Siegen. „Gute Arbeit. Sichere Rente. Soziales Europa.“ Mit diesem Slogan wurden Gewerkschafter am 1. Mai auch in Siegen auf „ihren Tag“ eingestimmt, der diesmal vor allem einen Schwerpunkt auf den dritten Aspekt des Leitsatzes legte.
„Europa darf nicht in Nationalismus zerfallen. Denn wir alle brauchen Europa“, rief Dr. Sabine Graf, stellvertretende Vorsitzende des DGB in NRW, im Ringlokschuppen, der einmal mehr Zielpunkt des Demonstrationszuges war.

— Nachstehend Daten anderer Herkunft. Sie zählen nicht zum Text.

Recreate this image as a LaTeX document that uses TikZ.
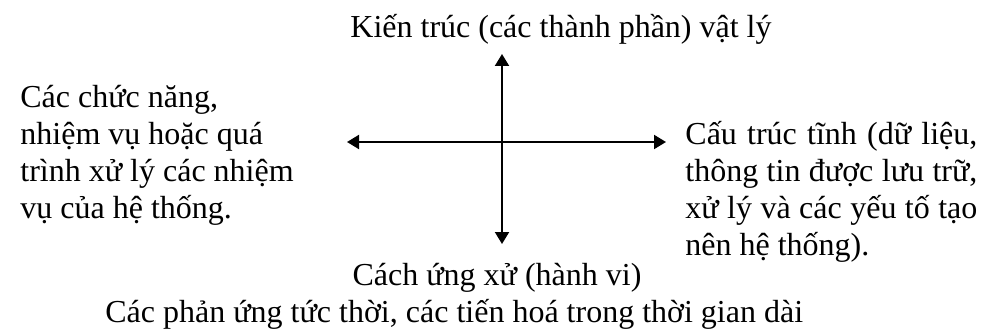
\documentclass[tikz,border=0pt]{standalone}
\usepackage{fontspec}
\setmainfont{Liberation Serif}
\usetikzlibrary{arrows.meta}
\newcommand{\jline}[1]{\makebox[146pt][s]{#1}}
\begin{document}
\begin{tikzpicture}[x=0.5pt,y=-0.5pt,
  lbl/.style={inner sep=0pt,font=\fontsize{16pt}{18.5pt}\selectfont},
  arr/.style={line width=1pt,{Triangle[length=6pt,width=7pt]}-{Triangle[length=6pt,width=7pt]}}]
\useasboundingbox (0,0) rectangle (989,331);
\node[lbl,anchor=base west] (top) at (350,38) {Kiến trúc (các thành phần) vật lý};
\node[lbl,anchor=base west,align=left] (left) at (20,219) {Các chức năng,\\nhiệm vụ hoặc quá\\trình xử lý các nhiệm\\vụ của hệ thống.};
\node[lbl,anchor=base west,align=left] (right) at (685,256) {\jline{Cấu trúc tĩnh (dữ liệu,}\\\jline{thông tin được lưu trữ,}\\\jline{xử lý và các yếu tố tạo}\\nên hệ thống).};
\node[lbl,anchor=base] (bot) at (497,285) {Cách ứng xử (hành vi)};
\node[lbl,anchor=base west] (bot2) at (105,322) {Các phản ứng tức thời, các tiến hoá trong thời gian dài};
\coordinate (n) at (502,54);
\coordinate (s) at (502,244);
\coordinate (w) at (347,142);
\coordinate (e) at (666,142);
\draw[arr] (n) -- (s);
\draw[arr] (w) -- (e);
\end{tikzpicture}
\end{document}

Der hatte gegen 9.30 Uhr vor der Arbeitsagentur begonnen. Rund 450 Teilnehmer fanden sich eine gute Stunde später im Lokschuppen ein, um die Rede Grafs zu hören. Sie erinnerte an die Zerschlagung der freien Gewerkschaften vor 80 Jahren durch die Nationalsozialisten und forderte in diesem Zusammenhang Wachsamkeit gegen Rechts in der Gegenwart und ein NPD-Verbot.
Danach gab es den allgemeinen Forderungskatalog, vom Mindestlohn bis zur stärkeren Regulierung der Finanzmärkte und einer klaren Absage an die Rente mit 67. Mit wenigen Euro mehr im Monat für den Durchschnittsverdiener lasse sich ein ordentliches Polster für das Rentenniveau aufbauen und die Rente mit 67 sogar aussetzen.
Für Europa hätten die Gewerkschaften einen Marshallplan entwickelt, der in den kommenden zehn Jahren 260 Millionen Euro für alle EU-Staaten vorsehe, „um damit unsere Zukunft“ aufzubauen. Das Geld solle den Spekulanten abgenommen werden.
„Wir Gewerkschaften fordern eine Politik für die Arbeitnehmerinnen und Arbeitnehmer“, forderte die Funktionärin mit Blick auf die Bundestagswahl, versprach dabei, „überparteilich, aber nicht neutral“ zu sein. Und: „Dabei wissen wir die Mehrheit der Bevölkerung hinter uns.“
Graf bedauerte es, nicht mehr das richtige Alter für die Gewerkschaftsjugend zu haben, die im Lokschuppen eine Mauer aus „Steinen“ mit Dingen gebaut hatte, die es zu bekämpfen und zu überwinden gelte: Waffenexporte, Mobbing, Schlechte Ausbildung, Unbezahlte Überstunden. Die Mauer wurde symbolisch eingerissen und Blumensamen für eine bessere Zukunft verteilt.
Dafür sprach sich auch der DGB-Regionsgeschäftsführer Werner Leis aus, der - wie schon Graf - die bereits erstrittenen Tarifabschlüsse lobte, „das haben wir uns verdient“, zugleich aber das Dauerproblem Leiharbeit und Werkverträge beklagte und „equal pay“ forderte. Die Agentur für Arbeit dürfe auch nicht zur „Spardose der Nation“ verkommen, während zum Beispiel mehr als 1000 junge Menschen zwischen 24 und 35 im Kreisgebiet arbeitslos seien und keine Berufsausbildung hätten. An Bildung und Weiterbildung dürfe keinesfalls gespart werden: „Wir brauchen ein Programm Zweite Chance“ für diejenigen, die bisher keinen qualifizierten Berufsabschluss erreichen konnten“.
Radikaler und weitgestreuter waren erwartungsgemäß die Forderungen des „Roten 1. Mai“, der Mittags an der Siegerlandhalle begann und mit einer Kundgebung am Kornmarkt endete.
Organisator Martin Gräbener (Die Linke) hatte dazu unter anderem seine Kollegin Sevim Dagdelen aus der Bundestagsfraktion eingeladen. „Kapital - Krisen - Kriege - Wir leisten Widerstand“, war diese Aktion überschrieben, bei der auch Fahnen gegen Atomkraft wehten und Frieden in Kurdistan gefordert wurde.